Cover to Cover, 30hrs 25mins, pounds 64.99

WATCHING TELEVISION adaptations of famous classics is enormously enhanced by listening to a spoken word version as well (not at the same time, of course). There is no doubt that the most outstanding of the numerous s on offer is John Castle's confidently paced reading of the complete novel for Cover to Cover. He copes with the omniscient-narrator passages and the dramatic encounters between heroines and villains equally well; the huge cast of worldly, cynical, pre-Victorian quality folk come alive quite wonderfully, and the true subtlety of Thackeray's characterisation of Becky Sharp emerges. A good second choice would be Penguin's four-cassette abridgement (8hrs, pounds 11.99), though reader Robert Hardy, masterful as narrator, is a shade woffly and gruff when speaking for Becky and Amelia.

Tales From Ovid

written and read by Ted Hughes

Faber, 3hrs, pounds 8.99

TED HUGHES read both his own poetry and that of other poets with a forceful energy that was almost mesmerising. Thankfully, a substantial number of his readings are available on Faber/ Penguin audiotapes.
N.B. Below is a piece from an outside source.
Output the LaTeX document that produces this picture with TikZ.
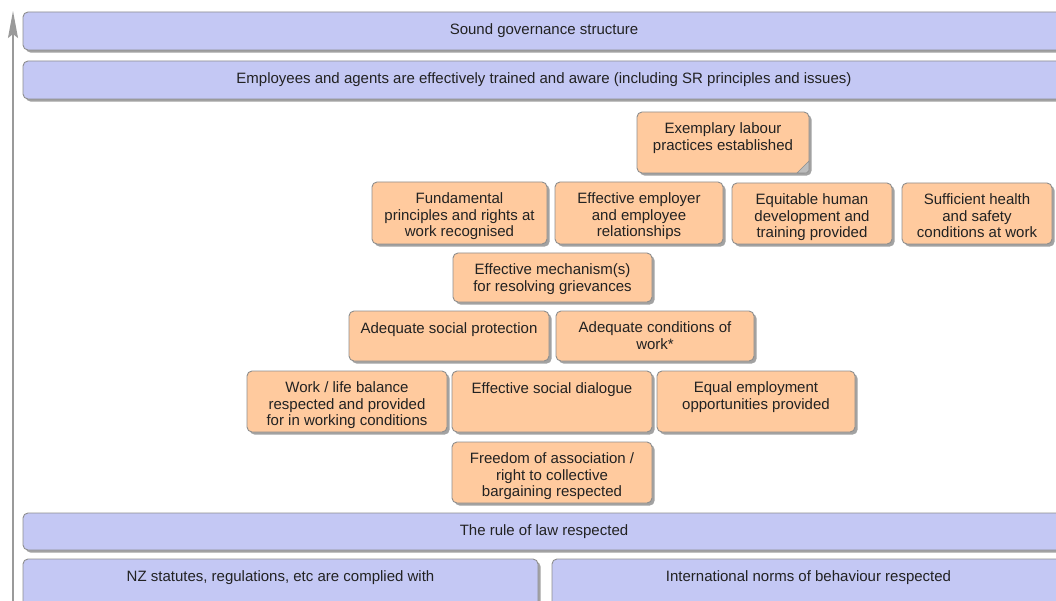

The most recently published is a set of unabridged extracts from his Tales of Ovid, a wild, highly sexually-charged working of the famous Metamorphoses. You can also hear Hughes read Crow, The Iron Man and reading from T S Eliot's Four Quartets. But a marvellous way of just hearing the man talk is to buy By Heart: 101 poems to remember (Faber/Penguin, pounds 8.99), a personal anthology of poems prefaced by some idiosyncratic tips on how to commit them to memory. A book of the text is also available (Faber, pounds 7.99).